Experiment 1 (Detroit housing): 87% accuracy

Jonathan Jay
jonjay@mail.harvard.edu

Research question

Can we train deep learning models to identify distressed housing using street-level images?

Design

I found physically distressed properties using demolition records from the City of Detroit and non-distressed housing using City of Detroit parcel records. I chose 1600 residential properties that were demolished within one year of being photographed for Google Street View and 1600 “control” residential properties in a typical range of assessed building values (USD 6,300-25,000). I randomly reserved 200 of each category to test the model’s accuracy, and used the rest to train and tune the model.

Input images

Here are some typical demolitions properties:

And some of the normal properties:

The model

The model is a convolutional neural network (“CNN” or “ConvNet”), the same type of algorithm used for recognizing faces in Facebook photos. This one modifies VGG16, a deep learning model originally built to classify a wide range of image types (e.g. dogs, birds, flowers).

Results

Overall the model correctly classified 87% of the images. The steep initial rise in the ROC curve shows that the model is highly accurate in its most-confident estimates: it correctly identifies about 100 of the distressed properties before getting any wrong.

Here are some of the 349 test images it classified correctly, where a score over 0.5 counts as a “distress” prediction:

And some of the 51 it misclassified:

Comments

This experiment demonstrates that street level images can serve as low-cost property surveys and that ConvNets can learn to detect physical distress.
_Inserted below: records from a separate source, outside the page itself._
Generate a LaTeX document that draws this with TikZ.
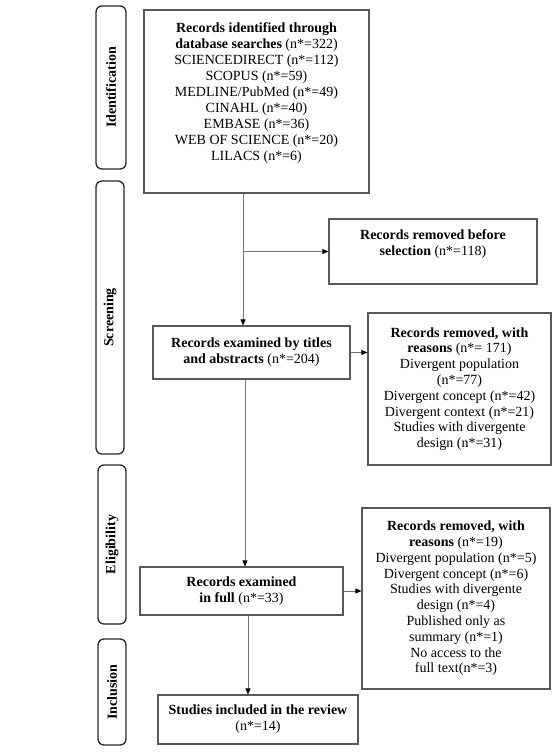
\documentclass[tikz,border=0pt]{standalone}
\usepackage{fontspec}
\setmainfont{Liberation Serif}
\usetikzlibrary{arrows.meta}

\begin{document}
\begin{tikzpicture}[x=1pt,y=-1pt,
  box/.style={draw=black!65, line width=1.1pt, align=center, inner sep=0pt,
    font=\fontsize{14}{15.8}\selectfont},
  phase/.style={draw=black!85, line width=1.3pt, rounded corners=6pt, inner sep=0pt,
    rotate=90, font=\fontsize{14}{16}\selectfont\bfseries},
  arr/.style={draw=black!55, line width=0.8pt, -{Triangle[length=6pt,width=5pt,color=black]}}]
  \useasboundingbox (0,0) rectangle (560,753);

  % phases on the left
  \node[phase, minimum width=163pt, minimum height=30pt] (identification) at (111,87.5) {Identification};
  \node[phase, minimum width=273pt, minimum height=28pt] (screening) at (110,317.5) {Screening};
  \node[phase, minimum width=159pt, minimum height=28pt] (eligibility) at (112,544.5) {Eligibility};
  \node[phase, minimum width=106pt, minimum height=28pt] (inclusion) at (112,692) {Inclusion};

  % boxes
  \node[box, minimum width=225pt, minimum height=183pt, text depth=20pt,
    font=\fontsize{14}{16}\selectfont] (records) at (256.5,101.5)
    {\textbf{Records identified through}\\
     \textbf{database searches} (n*=322)\\
     SCIENCEDIRECT (n*=112)\\
     SCOPUS (n*=59)\\
     MEDLINE/PubMed (n*=49)\\
     CINAHL (n*=40)\\
     EMBASE (n*=36)\\
     WEB OF SCIENCE (n*=20)\\
     LILACS (n*=6)};
  \node[box, minimum width=208pt, minimum height=65pt, text depth=18pt] (before) at (433,251.5)
    {\textbf{Records removed before}\\ \textbf{selection} (n*=118)};
  \node[box, minimum width=197pt, minimum height=53pt] (titles) at (251.5,352.5)
    {\textbf{Records examined by titles}\\ \textbf{and abstracts} (n*=204)};
  \node[box, minimum width=183pt, minimum height=152pt] (reasons1) at (459.5,389)
    {\textbf{Records removed, with}\\
     \textbf{reasons} (n*= 171)\\
     Divergent population\\
     (n*=77)\\
     Divergent concept (n*=42)\\
     Divergent context (n*=21)\\
     Studies with divergente\\
     design (n*=31)};
  \node[box, minimum width=203pt, minimum height=48pt] (full) at (241.5,591)
    {\textbf{Records examined}\\ \textbf{in full} (n*=33)};
  \node[box, minimum width=188pt, minimum height=181pt] (reasons2) at (456,598.5)
    {\textbf{Records removed, with}\\
     \textbf{reasons} (n*=19)\\
     Divergent population (n*=5)\\
     Divergent concept (n*=6)\\
     Studies with divergente\\
     design (n*=4)\\
     Published only as\\
     summary (n*=1)\\
     No access to the\\
     full text(n*=3)};
  \node[box, minimum width=200pt, minimum height=49pt] (included) at (258,719.5)
    {\textbf{Studies included in the review}\\ (n*=14)};

  % arrows
  \coordinate (c1) at (243,0);
  \coordinate (c2) at (245,0);
  \coordinate (c3) at (248,0);
  \draw[arr] (records.south -| c1) -- (titles.north -| c1);
  \draw[arr] (c1 |- before.west) -- (before.west);
  \draw[arr] (titles.east) -- (titles.east -| reasons1.west);
  \draw[arr] (titles.south -| c2) -- (full.north -| c2);
  \draw[arr] (full.east) -- (full.east -| reasons2.west);
  \draw[arr] (full.south -| c3) -- (included.north -| c3);
\end{tikzpicture}
\end{document}
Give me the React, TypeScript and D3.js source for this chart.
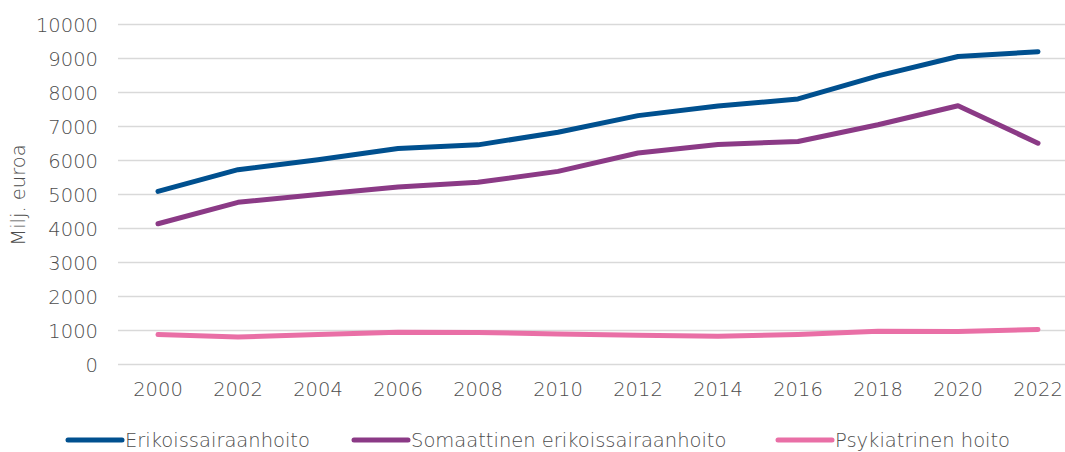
import React from 'react';
import * as d3 from 'd3';

const years = ['2000', '2002', '2004', '2006', '2008', '2010', '2012', '2014', '2016', '2018', '2020', '2022'];
const erikoissairaanhoito = [5090, 5730, 6020, 6350, 6460, 6830, 7320, 7600, 7810, 8490, 9060, 9200];
const somaattinen = [4140, 4770, 5000, 5220, 5360, 5680, 6220, 6470, 6560, 7050, 7610, 6510];
const psykiatrinen = [880, 810, 880, 950, 940, 900, 860, 830, 880, 980, 970, 1030];
const seriesNames = ['Erikoissairaanhoito', 'Somaattinen erikoissairaanhoito', 'Psykiatrinen hoito'];
const yTicks = [0, 1000, 2000, 3000, 4000, 5000, 6000, 7000, 8000, 9000, 10000];

const colors = ['#00508f', '#8b3a86', '#e96fa6'];
const FONT = '"DejaVu Sans", sans-serif';
const TEXT = '#4d4d4d';
const FS = 19.5;

export default function App() {
  const width = 1065;
  const height = 452;
  const left = 118;

  const x = d3.scalePoint<string>().domain(years).range([left, 1078]).padding(0.5);
  const y = d3.scaleLinear().domain([0, 10000]).range([364.5, 24.5]);

  const line = d3
    .line<number>()
    .x((_, i) => x(years[i]) as number)
    .y((d) => y(d));

  const series = [erikoissairaanhoito, somaattinen, psykiatrinen];

  // legend positions
  const legendX = [68, 354, 778];

  return (
    <svg
      width={width}
      height={height}
      style={{ position: 'absolute', left: 0, top: 0, background: '#fff' }}
      fontFamily={FONT}
      fontWeight={300}
    >
      {/* grid */}
      <g>
        {yTicks.map((t) => (
          <line key={t} x1={left} x2={width} y1={y(t)} y2={y(t)} stroke="#d9d9d9" strokeWidth={1.5} />
        ))}
      </g>
      {/* y tick labels */}
      <g fontSize={FS} fill={TEXT} textAnchor="end">
        {yTicks.map((t) => (
          <text key={t} x={98} y={y(t)} dy="0.36em">
            {t}
          </text>
        ))}
      </g>
      <text
        transform={`translate(18,195) rotate(-90)`}
        textAnchor="middle"
        dy="0.36em"
        fontSize={FS}
        fill={TEXT}
      >
        Milj. euroa
      </text>
      {/* x tick labels */}
      <g fontSize={FS} fill={TEXT} textAnchor="middle">
        {years.map((yr) => (
          <text key={yr} x={x(yr)} y={389} dy="0.36em">
            {yr}
          </text>
        ))}
      </g>
      {/* lines */}
      <g fill="none" strokeWidth={5} strokeLinecap="round" strokeLinejoin="round">
        {series.map((s, i) => (
          <path key={i} d={line(s) || ''} stroke={colors[i]} />
        ))}
      </g>
      {/* legend */}
      <g fontSize={FS} fill={TEXT}>
        {seriesNames.map((name, i) => (
          <g key={name} transform={`translate(${legendX[i]},440)`}>
            <line x1={0} x2={54} y1={0} y2={0} stroke={colors[i]} strokeWidth={5} strokeLinecap="round" />
            <text x={57} y={0} dy="0.36em">
              {name}
            </text>
          </g>
        ))}
      </g>
    </svg>
  );
}
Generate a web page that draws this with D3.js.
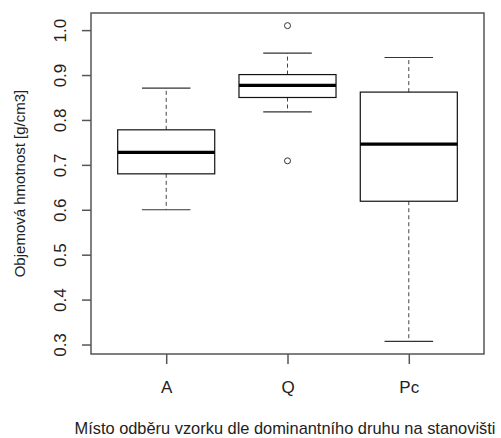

The strategy could provide a quick, low-cost assessment of city buildings and help pinpoint the most unsafe and unhealthy living conditions for city residents.

The limitations of this particular experiment highlight the potential for the general approach. This model achieved a useful level of predictive accuracy using a fairly small, imperfect dataset of distressed properties. With a larger dataset training a more complex ConvNet, we would expect even better accuracy.

While some of the model’s mistakes are surprising, it also appears to learn some non-obvious patterns: for example, it seems to predict demolition not only when tree branches are overgrown, but when a tree very close to a house grows too tall. I had noticed this pattern as I looked through the training images, but it might not otherwise have occurred to me as an important clue that a house could be vacant or abandoned.

My ongoing research aims to turn these findings into real-world tools. The next step for distressed housing detection is to train a model using images of distressed and non-distressed properties from places that look different from Detroit. Like humans, ConvNets benefit from a larger, more diverse set of learning opportunities; the right training could produce a model flexible enough to identify distressed housing in any city or region.